REPUBLIKA.CO.ID, JAKARTA -- Menteri Keuangan Bambang Brodjonegoro memastikan data yang dimiliki Direktorat Jenderal Pajak (DJP) untuk menilai aset para wajib pajak di luar negeri bukan berasal dari laporan investigasi mengenai firma hukum di Panama (Panama Papers).
"Saya tekankan bahwa data sementara yang kita miliki itu tidak berasal dari sana," kata Bambang saat ditemui di kantor pusat DJP Jakarta, Selasa (5/4).
Bambang menjelaskan, data milik DJP berasal dari data resmi otoritas pajak negara-negara G-20. Namun, pemerintah tidak menutup kemungkinan akan menggunakan informasi Panama Papers sebagai data pembanding.
"Tentunya data ini akan kita kaji. Kita akan melihat apakah valid, kemudian kita juga cek konsistensinya dengan data yang kita miliki," ujarnya.
Bambang mengatakan, pemerintah akan menelusuri kepemilikan aset para wajib pajak di luar negeri yang selama ini belum dilaporkan secara resmi untuk mencari potensi penerimaan pajak dan sebagai bagian dari persiapan kebijakan pengampunan pajak.
"Kita ingin menelusuri aset milik orang Indonesia, apakah itu dalam bentuk uang, apakah dalam bentuk aset tetap yang belum pernah dilaporkan dalam SPT. Itu inti yang menjadi fokus dari DJP tahun ini," ungkapnya.

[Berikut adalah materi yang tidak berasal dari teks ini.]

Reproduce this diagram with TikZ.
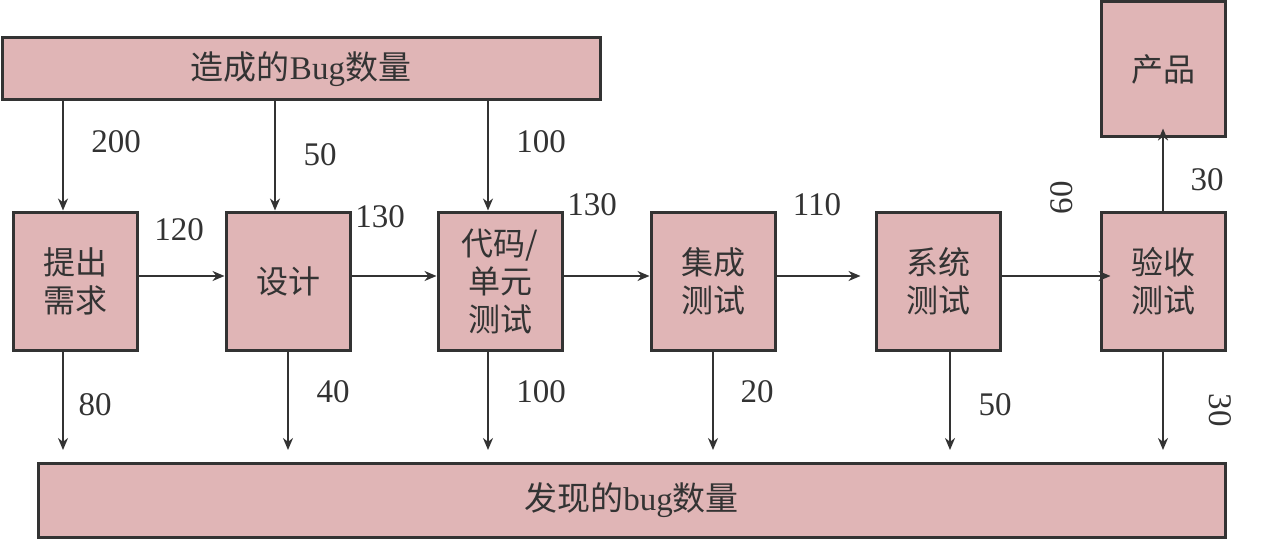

Direktur Pelayanan dan Penyuluhan Humas Direktorat Jenderal Pajak Mekar Satria Utama menambahkan, Panama Papers bisa menjadi data tambahan untuk menggali potensi pajak baru apabila data yang ditawarkan benar-benar terjamin validitasnya.
Sebelumnya, beredar laporan investigasi mengenai firma hukum asal Panama, Mossack Fonseca, yang di dalamnya terdapat dokumen berisi data perusahaan bayangan di yurisdiksi bebas pajak (//offshore//) yang dimanfaatkan untuk menghindari pajak.
Isi dokumen itu mengungkap bagaimana jejaring korupsi dan kejahatan pajak para kepala negara, agen rahasia, pesohor, sampai buronan disembunyikan di negara bebas pajak.